● **Aim**
Copy every line of the following data that includes the string "chart".

● **Recorded data**
***

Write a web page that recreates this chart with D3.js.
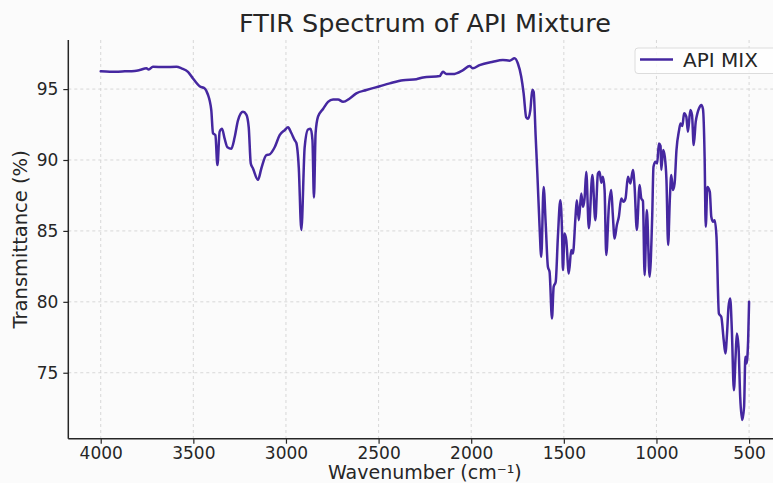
<!DOCTYPE html>
<html>
<head>
<meta charset="utf-8">
<script src="https://cdn.jsdelivr.net/npm/d3@7"></script>
<style>
  html, body { margin: 0; padding: 0; background: #fbfbfb; }
  svg { display: block; }
  text { font-family: "DejaVu Sans", sans-serif; fill: #262626; }
</style>
</head>
<body>
<svg id="chart" width="773" height="483"></svg>
<script>
// FTIR spectrum of the API mixture: wavenumber (cm-1) vs transmittance (%)
const wavenumber = [
  4000, 3951, 3870, 3817, 3790, 3753, 3741, 3718, 3655, 3591,
  3564, 3529, 3502, 3466, 3439, 3421, 3412, 3403, 3394, 3381,
  3370, 3358, 3345, 3331, 3316, 3295, 3277, 3259, 3232, 3214,
  3201, 3190, 3178, 3151, 3133, 3106, 3088, 3061, 3034, 3007,
  2989, 2971, 2953, 2944, 2931, 2917, 2899, 2881, 2867, 2857,
  2849, 2840, 2827, 2800, 2773, 2746, 2719, 2692, 2656, 2620,
  2566, 2494, 2440, 2368, 2296, 2260, 2170, 2153, 2134, 2099,
  2044, 2008, 1991, 1955, 1883, 1829, 1793, 1766, 1748, 1730,
  1717, 1703, 1694, 1681, 1670, 1663, 1652, 1643, 1631, 1622,
  1609, 1598, 1586, 1577, 1564, 1555, 1544, 1532, 1519, 1510,
  1505, 1496, 1487, 1473, 1460, 1451, 1437, 1430, 1419, 1406,
  1397, 1388, 1379, 1365, 1346, 1330, 1316, 1307, 1298, 1289,
  1280, 1271, 1257, 1244, 1236, 1226, 1214, 1203, 1190, 1178,
  1167, 1154, 1141, 1127, 1118, 1106, 1091, 1082, 1073, 1064,
  1052, 1037, 1023, 1016, 1005, 996, 987, 978, 974, 964,
  955, 946, 937, 928, 920, 911, 902, 892, 878, 870,
  860, 851, 839, 830, 817, 808, 799, 788, 779, 770,
  758, 749, 740, 734, 725, 712, 704, 694, 686, 676,
  663, 650, 637, 628, 619, 611, 602, 593, 582, 573,
  566, 557, 548, 537, 527, 520, 514, 505, 500
];
const transmittance = [
  96.25, 96.22, 96.25, 96.28, 96.34, 96.46, 96.38, 96.57, 96.55, 96.57,
  96.46, 96.22, 95.75, 95.20, 95.05, 94.60, 94.20, 93.50, 91.90, 91.75,
  89.64, 92.00, 92.20, 91.50, 90.90, 90.80, 91.60, 92.80, 93.40, 93.20,
  92.30, 89.76, 89.40, 88.60, 89.40, 90.35, 90.40, 90.90, 91.75, 92.10,
  92.30, 91.90, 91.40, 91.20, 89.50, 85.06, 90.90, 92.15, 92.20, 91.40,
  87.35, 91.90, 93.05, 93.60, 94.10, 94.27, 94.27, 94.10, 94.34, 94.70,
  94.93, 95.20, 95.40, 95.63, 95.70, 95.82, 95.92, 96.22, 96.06, 96.06,
  96.34, 96.62, 96.46, 96.69, 96.93, 97.05, 97.00, 97.17, 96.80, 95.87,
  94.70, 93.00, 92.90, 93.50, 94.95, 94.80, 91.64, 89.05, 85.30, 83.17,
  88.10, 85.53, 82.47, 82.10, 78.83, 81.06, 81.40, 84.60, 87.17, 85.06,
  82.24, 84.82, 84.35, 82.00, 83.65, 83.40, 86.00, 87.17, 85.76, 87.64,
  86.70, 87.30, 89.17, 85.18, 88.94, 85.76, 89.05, 89.17, 88.40, 88.82,
  87.88, 83.30, 86.70, 87.88, 86.23, 84.47, 85.40, 86.00, 87.29, 87.05,
  87.29, 88.82, 88.35, 89.29, 88.11, 85.06, 88.23, 87.29, 87.10, 81.88,
  86.47, 81.76, 86.00, 89.52, 89.87, 89.76, 91.17, 91.00, 89.30, 90.70,
  90.23, 88.58, 84.00, 87.17, 88.94, 87.88, 88.35, 90.70, 92.10, 92.58,
  92.40, 93.29, 93.05, 91.99, 93.52, 93.17, 91.05, 92.70, 93.29, 93.64,
  93.87, 93.60, 90.20, 85.29, 88.10, 87.76, 86.00, 85.64, 85.76, 84.60,
  79.18, 78.94, 77.30, 76.36, 77.77, 79.65, 80.24, 78.00, 73.77, 76.12,
  77.77, 76.83, 73.30, 71.66, 72.60, 76.12, 75.65, 77.30, 80.00
];
const xTicks = [4000, 3500, 3000, 2500, 2000, 1500, 1000, 500];
const yTicks = [75, 80, 85, 90, 95];
const seriesName = "API MIX";
const titleText = "FTIR Spectrum of API Mixture";
const xLabel = "Wavenumber (cm\u207B\u00B9)";
const yLabel = "Transmittance (%)";

const W = 773, H = 483;
const plot = { left: 68.3, right: 781.5, top: 40, bottom: 438.7 };
const lineColor = "#4527a0";

const svg = d3.select("#chart");
svg.append("rect").attr("width", W).attr("height", H).attr("fill", "#fbfbfb");

// wavenumber axis runs high to low, with 5% padding each side
const x = d3.scaleLinear().domain([4175, 325]).range([plot.left, plot.right]);
const y = d3.scaleLinear().domain([70.35, 98.46]).range([plot.bottom, plot.top]);

// dashed grid
const grid = svg.append("g").attr("stroke", "#d4d4d4").attr("stroke-width", 0.9)
  .attr("stroke-dasharray", "3,3");
grid.selectAll("line.v").data(xTicks).join("line").attr("class", "v")
  .attr("x1", d => x(d)).attr("x2", d => x(d))
  .attr("y1", plot.top).attr("y2", plot.bottom);
grid.selectAll("line.h").data(yTicks).join("line").attr("class", "h")
  .attr("x1", plot.left).attr("x2", plot.right)
  .attr("y1", d => y(d)).attr("y2", d => y(d));

// axes
const xAxis = d3.axisBottom(x).tickValues(xTicks).tickSize(5).tickPadding(3)
  .tickFormat(d3.format("d"));
const yAxis = d3.axisLeft(y).tickValues(yTicks).tickSize(5).tickPadding(5)
  .tickFormat(d3.format("d"));

const gx = svg.append("g").attr("transform", `translate(0,${plot.bottom})`).call(xAxis);
const gy = svg.append("g").attr("transform", `translate(${plot.left},0)`).call(yAxis);
[gx, gy].forEach(g => {
  g.select(".domain").remove();
  g.selectAll(".tick line").attr("stroke", "#262626").attr("stroke-width", 1.2);
  g.selectAll(".tick text").attr("font-size", 17).attr("fill", "#262626")
    .attr("font-family", "DejaVu Sans");
});
// spines: left and bottom only
svg.append("line").attr("x1", plot.left).attr("x2", plot.left)
  .attr("y1", plot.top).attr("y2", plot.bottom)
  .attr("stroke", "#262626").attr("stroke-width", 1.5);
svg.append("line").attr("x1", plot.left).attr("x2", W + 10)
  .attr("y1", plot.bottom).attr("y2", plot.bottom)
  .attr("stroke", "#262626").attr("stroke-width", 1.5);

// spectrum
const pts = wavenumber.map((w, i) => [w, transmittance[i]]);
const line = d3.line().x(d => x(d[0])).y(d => y(d[1])).curve(d3.curveMonotoneX);
svg.append("path").datum(pts).attr("d", line)
  .attr("fill", "none").attr("stroke", lineColor).attr("stroke-width", 2.5)
  .attr("stroke-linejoin", "round").attr("stroke-linecap", "round");

// title and axis labels
svg.append("text").attr("x", (plot.left + plot.right) / 2).attr("y", 32)
  .attr("text-anchor", "middle").attr("font-size", 25.5).text(titleText);
svg.append("text").attr("x", (plot.left + plot.right) / 2).attr("y", 479)
  .attr("text-anchor", "middle").attr("font-size", 19).text(xLabel);
svg.append("text")
  .attr("transform", `translate(27,${(plot.top + plot.bottom) / 2}) rotate(-90)`)
  .attr("text-anchor", "middle").attr("font-size", 19.5).text(yLabel);

// legend
const lg = svg.append("g");
lg.append("rect").attr("x", 635).attr("y", 48).attr("width", 150).attr("height", 25.5)
  .attr("rx", 3).attr("fill", "#ffffff").attr("fill-opacity", 0.8)
  .attr("stroke", "#dcdcdc").attr("stroke-width", 1);
lg.append("line").attr("x1", 640).attr("x2", 673).attr("y1", 59.5).attr("y2", 59.5)
  .attr("stroke", lineColor).attr("stroke-width", 2.5);
lg.append("text").attr("x", 683).attr("y", 67).attr("font-size", 20).text(seriesName);
</script>
</body>
</html>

***

● **Final result**
Write a web page that recreates this chart with D3.js.
<svg id="chart" width="773" height="483"></svg>
const svg = d3.select("#chart");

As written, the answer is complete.